[Source code of charts]
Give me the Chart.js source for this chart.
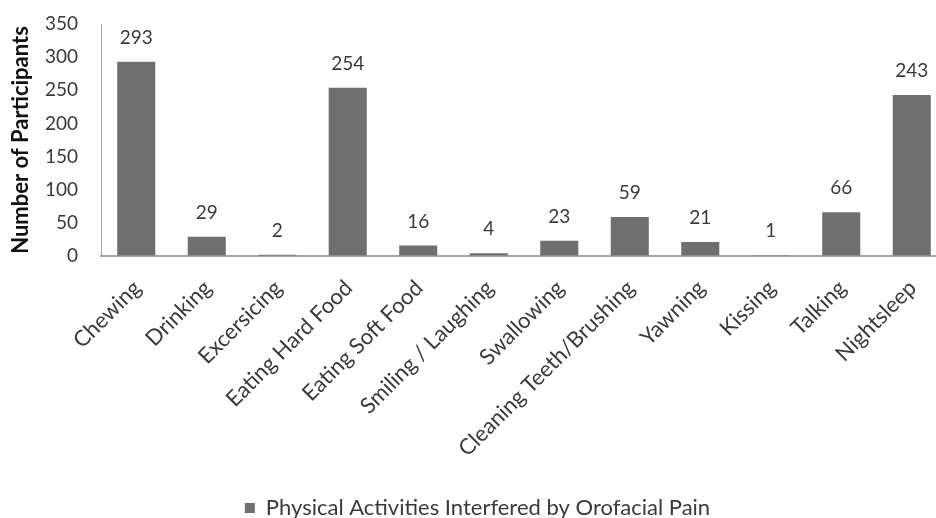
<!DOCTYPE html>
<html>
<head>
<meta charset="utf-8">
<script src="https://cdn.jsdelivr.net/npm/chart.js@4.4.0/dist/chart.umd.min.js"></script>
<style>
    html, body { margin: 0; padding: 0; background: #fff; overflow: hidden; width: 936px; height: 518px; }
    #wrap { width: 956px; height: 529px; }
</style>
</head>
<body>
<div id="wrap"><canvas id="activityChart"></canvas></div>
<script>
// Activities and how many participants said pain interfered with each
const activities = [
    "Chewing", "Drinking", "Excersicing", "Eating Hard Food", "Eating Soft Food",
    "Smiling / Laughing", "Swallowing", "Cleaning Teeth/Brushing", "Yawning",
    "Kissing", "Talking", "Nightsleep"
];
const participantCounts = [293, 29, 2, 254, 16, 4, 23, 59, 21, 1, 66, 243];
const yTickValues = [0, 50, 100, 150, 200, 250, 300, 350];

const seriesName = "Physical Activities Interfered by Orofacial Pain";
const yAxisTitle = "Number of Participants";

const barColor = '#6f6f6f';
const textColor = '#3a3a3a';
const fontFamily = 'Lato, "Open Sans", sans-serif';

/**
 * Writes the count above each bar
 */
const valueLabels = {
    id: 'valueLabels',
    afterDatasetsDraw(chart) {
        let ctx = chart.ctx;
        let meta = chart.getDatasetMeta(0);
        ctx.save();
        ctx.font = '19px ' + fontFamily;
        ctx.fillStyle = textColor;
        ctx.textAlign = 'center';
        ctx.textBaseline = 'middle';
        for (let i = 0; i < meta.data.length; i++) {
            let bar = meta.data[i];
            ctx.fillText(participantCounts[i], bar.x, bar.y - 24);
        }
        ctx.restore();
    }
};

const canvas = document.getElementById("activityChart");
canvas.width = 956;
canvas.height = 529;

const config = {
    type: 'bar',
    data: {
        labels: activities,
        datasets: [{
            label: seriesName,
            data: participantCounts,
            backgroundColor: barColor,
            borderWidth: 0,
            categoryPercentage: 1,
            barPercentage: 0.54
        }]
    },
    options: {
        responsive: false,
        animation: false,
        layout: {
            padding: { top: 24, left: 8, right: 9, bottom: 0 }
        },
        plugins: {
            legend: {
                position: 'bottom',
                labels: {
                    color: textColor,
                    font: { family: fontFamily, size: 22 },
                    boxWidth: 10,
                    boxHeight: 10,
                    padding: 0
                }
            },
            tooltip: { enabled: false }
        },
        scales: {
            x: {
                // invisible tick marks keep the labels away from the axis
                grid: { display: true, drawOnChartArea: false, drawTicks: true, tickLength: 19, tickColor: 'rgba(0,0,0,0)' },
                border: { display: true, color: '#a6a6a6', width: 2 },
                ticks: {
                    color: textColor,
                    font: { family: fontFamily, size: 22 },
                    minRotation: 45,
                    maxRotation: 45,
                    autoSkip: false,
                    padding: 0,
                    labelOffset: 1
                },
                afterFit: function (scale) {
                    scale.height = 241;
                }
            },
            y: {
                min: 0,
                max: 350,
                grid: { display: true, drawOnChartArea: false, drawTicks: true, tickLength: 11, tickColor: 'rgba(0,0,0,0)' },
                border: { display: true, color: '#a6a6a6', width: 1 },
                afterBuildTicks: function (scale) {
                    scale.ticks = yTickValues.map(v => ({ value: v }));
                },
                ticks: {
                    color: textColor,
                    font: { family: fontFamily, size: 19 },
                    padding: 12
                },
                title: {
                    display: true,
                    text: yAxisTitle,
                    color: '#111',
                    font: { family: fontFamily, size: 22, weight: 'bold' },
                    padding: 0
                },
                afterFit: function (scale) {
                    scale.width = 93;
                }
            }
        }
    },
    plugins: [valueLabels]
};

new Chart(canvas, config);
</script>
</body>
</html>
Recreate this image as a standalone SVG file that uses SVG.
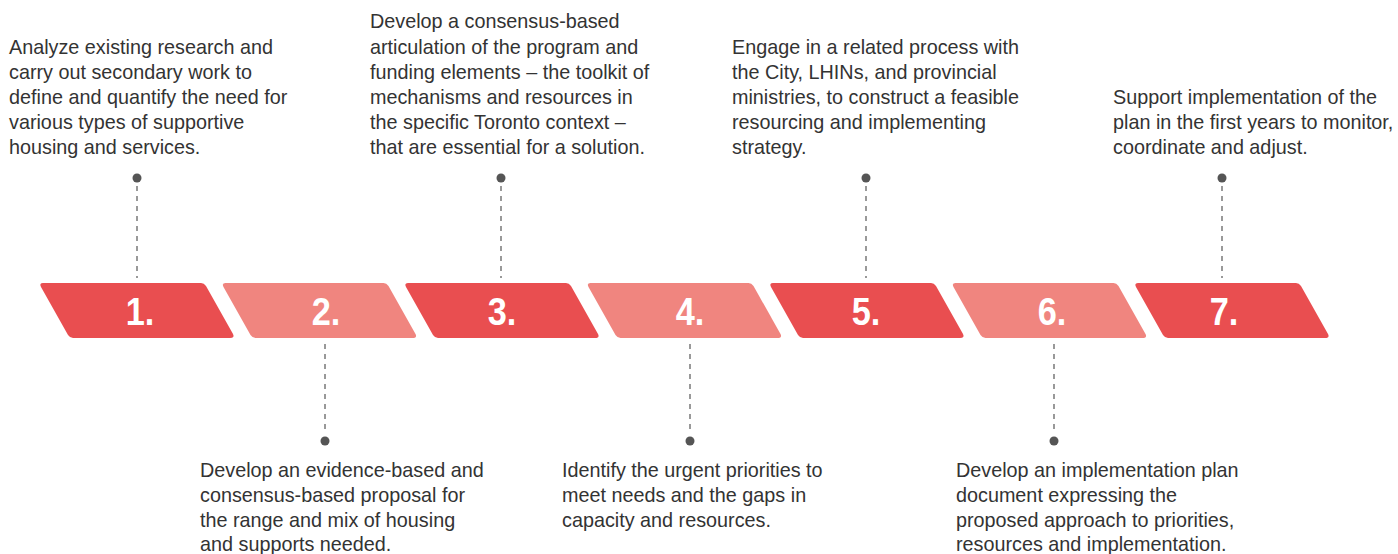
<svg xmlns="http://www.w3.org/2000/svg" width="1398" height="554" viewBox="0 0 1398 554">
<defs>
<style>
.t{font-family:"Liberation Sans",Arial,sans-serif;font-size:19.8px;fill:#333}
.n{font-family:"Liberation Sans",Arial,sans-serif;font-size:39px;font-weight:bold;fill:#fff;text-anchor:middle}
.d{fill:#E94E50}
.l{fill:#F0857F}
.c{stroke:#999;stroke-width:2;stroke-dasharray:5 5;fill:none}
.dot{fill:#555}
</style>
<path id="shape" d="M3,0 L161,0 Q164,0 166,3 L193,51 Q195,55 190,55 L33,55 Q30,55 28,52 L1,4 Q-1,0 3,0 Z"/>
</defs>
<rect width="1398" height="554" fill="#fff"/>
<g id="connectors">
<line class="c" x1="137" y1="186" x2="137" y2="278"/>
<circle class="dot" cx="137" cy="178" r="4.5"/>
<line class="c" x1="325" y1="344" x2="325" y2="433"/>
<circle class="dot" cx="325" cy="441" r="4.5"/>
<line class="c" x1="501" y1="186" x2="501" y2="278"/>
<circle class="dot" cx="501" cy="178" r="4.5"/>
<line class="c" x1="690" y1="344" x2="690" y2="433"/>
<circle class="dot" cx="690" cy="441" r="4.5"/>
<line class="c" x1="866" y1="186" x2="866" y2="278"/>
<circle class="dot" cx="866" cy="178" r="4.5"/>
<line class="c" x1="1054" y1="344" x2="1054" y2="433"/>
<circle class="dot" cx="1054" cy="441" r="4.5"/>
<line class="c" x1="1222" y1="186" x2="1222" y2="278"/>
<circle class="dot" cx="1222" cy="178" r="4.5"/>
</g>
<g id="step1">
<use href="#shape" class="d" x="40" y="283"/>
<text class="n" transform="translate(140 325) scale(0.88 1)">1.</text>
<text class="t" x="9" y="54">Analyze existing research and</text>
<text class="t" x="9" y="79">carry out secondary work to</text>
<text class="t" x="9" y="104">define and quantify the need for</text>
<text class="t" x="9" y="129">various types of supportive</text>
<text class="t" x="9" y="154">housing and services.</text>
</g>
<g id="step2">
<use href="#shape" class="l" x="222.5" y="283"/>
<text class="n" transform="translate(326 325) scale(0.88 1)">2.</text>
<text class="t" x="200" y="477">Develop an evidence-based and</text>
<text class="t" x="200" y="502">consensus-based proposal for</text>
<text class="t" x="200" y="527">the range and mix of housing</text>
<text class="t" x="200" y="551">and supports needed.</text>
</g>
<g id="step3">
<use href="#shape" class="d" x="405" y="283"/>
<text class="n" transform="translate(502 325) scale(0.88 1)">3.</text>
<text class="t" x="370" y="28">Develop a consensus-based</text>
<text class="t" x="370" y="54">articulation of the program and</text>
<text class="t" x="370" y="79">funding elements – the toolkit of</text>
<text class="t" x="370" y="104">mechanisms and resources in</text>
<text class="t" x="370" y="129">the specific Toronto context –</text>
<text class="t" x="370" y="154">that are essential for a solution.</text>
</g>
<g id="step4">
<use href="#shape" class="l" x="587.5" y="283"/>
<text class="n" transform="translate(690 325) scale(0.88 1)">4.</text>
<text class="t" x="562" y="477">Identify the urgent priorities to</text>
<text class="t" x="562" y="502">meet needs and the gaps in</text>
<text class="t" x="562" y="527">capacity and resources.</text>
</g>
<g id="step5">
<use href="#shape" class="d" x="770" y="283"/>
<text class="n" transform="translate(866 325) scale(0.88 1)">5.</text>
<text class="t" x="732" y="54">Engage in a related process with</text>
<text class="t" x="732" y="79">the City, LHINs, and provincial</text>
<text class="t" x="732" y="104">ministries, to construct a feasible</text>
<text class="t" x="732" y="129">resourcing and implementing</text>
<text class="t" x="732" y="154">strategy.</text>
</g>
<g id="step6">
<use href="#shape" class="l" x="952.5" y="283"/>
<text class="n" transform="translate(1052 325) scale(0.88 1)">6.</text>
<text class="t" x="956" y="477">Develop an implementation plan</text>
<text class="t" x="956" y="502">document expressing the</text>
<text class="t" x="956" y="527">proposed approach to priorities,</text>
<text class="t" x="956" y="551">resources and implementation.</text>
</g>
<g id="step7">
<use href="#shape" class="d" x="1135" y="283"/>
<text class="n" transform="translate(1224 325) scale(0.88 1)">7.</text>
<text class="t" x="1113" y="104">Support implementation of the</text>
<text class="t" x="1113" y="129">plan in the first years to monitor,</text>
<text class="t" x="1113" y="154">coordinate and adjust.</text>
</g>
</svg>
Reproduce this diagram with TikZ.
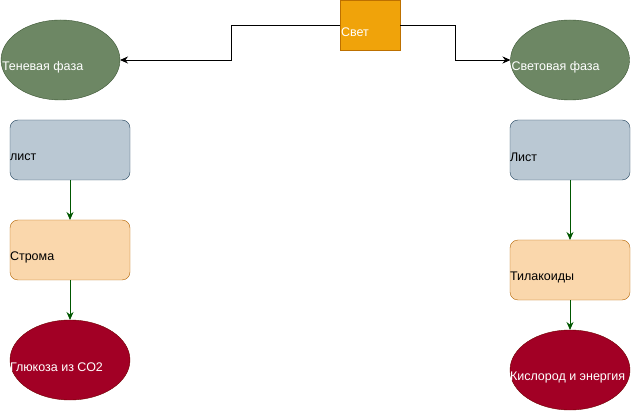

Direction: Copy exactly the lines from the first line of the records above through the line with "canvas.height = 529;", both included, and nothing else. Pictures stay out.

The answer:
Give me the Chart.js source for this chart.
<!DOCTYPE html>
<html>
<head>
<meta charset="utf-8">
<script src="https://cdn.jsdelivr.net/npm/chart.js@4.4.0/dist/chart.umd.min.js"></script>
<style>
    html, body { margin: 0; padding: 0; background: #fff; overflow: hidden; width: 936px; height: 518px; }
    #wrap { width: 956px; height: 529px; }
</style>
</head>
<body>
<div id="wrap"><canvas id="activityChart"></canvas></div>
<script>
// Activities and how many participants said pain interfered with each
const activities = [
    "Chewing", "Drinking", "Excersicing", "Eating Hard Food", "Eating Soft Food",
    "Smiling / Laughing", "Swallowing", "Cleaning Teeth/Brushing", "Yawning",
    "Kissing", "Talking", "Nightsleep"
];
const participantCounts = [293, 29, 2, 254, 16, 4, 23, 59, 21, 1, 66, 243];
const yTickValues = [0, 50, 100, 150, 200, 250, 300, 350];

const seriesName = "Physical Activities Interfered by Orofacial Pain";
const yAxisTitle = "Number of Participants";

const barColor = '#6f6f6f';
const textColor = '#3a3a3a';
const fontFamily = 'Lato, "Open Sans", sans-serif';

/**
 * Writes the count above each bar
 */
const valueLabels = {
    id: 'valueLabels',
    afterDatasetsDraw(chart) {
        let ctx = chart.ctx;
        let meta = chart.getDatasetMeta(0);
        ctx.save();
        ctx.font = '19px ' + fontFamily;
        ctx.fillStyle = textColor;
        ctx.textAlign = 'center';
        ctx.textBaseline = 'middle';
        for (let i = 0; i < meta.data.length; i++) {
            let bar = meta.data[i];
            ctx.fillText(participantCounts[i], bar.x, bar.y - 24);
        }
        ctx.restore();
    }
};

const canvas = document.getElementById("activityChart");
canvas.width = 956;
canvas.height = 529;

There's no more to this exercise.